While many strengths were outlined, I thought they all boiled down to this at the core: CME itself is becoming more effective by being designed based on knowledge/care gaps in mind, including multiple touch points, using multimedia formats to engage physicians, usingto disseminate information, and measuring outcomes to determine what's working, what isn't, and what further education is needed.
An interesting strength someone in the audience chimed in with was that CME providers also are a strong economic force, "we provide employment," he pointed out. In terms of MEC-specific strengths, people pointed out that they're innovative and nimble in responding to changes, and "we're held to a higher standard already." As another person pointed out, "We're the only group that actually chooses to do this," which I thought was an interesting thing to say!
While there were a few weaknesses as well, again they boiled down to the fact that the CMI enterprise isn't telling its own story very well, from the bias safeguards around commercial support, to why and how it's different from promotion, to articulating a universal definition of what the different outcome levels mean.
Key quote: "We continue to let others define who we are as an industry. We should not be apologists for the good work we do."
The opportunities are, as the presenter said, "hiding in plain sight," including some that may spring from healthcare reform, the growing role of social media in healthcare, and the wealth of data the CME enterprise is generating (if providers can stop protecting data from "competitors" and share the wealth with each other, that is.)
Similar to weaknesses, most of the threats people talked about stem from a lack of communication: confusion in the media, and among healthcare providers, on the difference between certified CME and promotion, for example.

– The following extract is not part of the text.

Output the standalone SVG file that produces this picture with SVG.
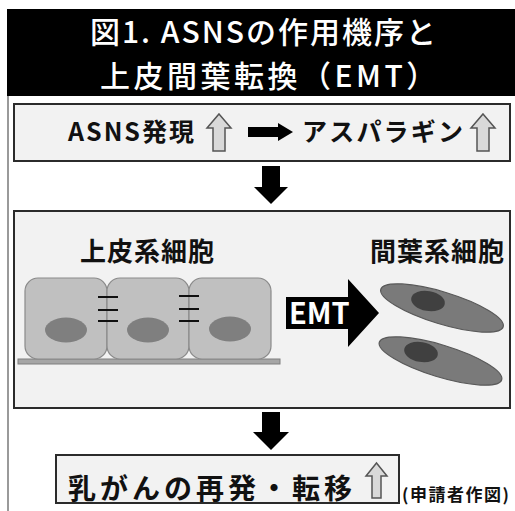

There was a lot of great discussion, and the energy in the room was high. But, as session leader Jan Perez said, it's easy to just let the idea of advocating for CME drop once everyone gets back to their daily grind. We talked about contacting our local congressmen/women, writing letters to the paper when articles are published that bash CME, submitting papers outlining good CME cases to non-CME association and disease-state publications.
What else can CME stakeholders do to set the record straight?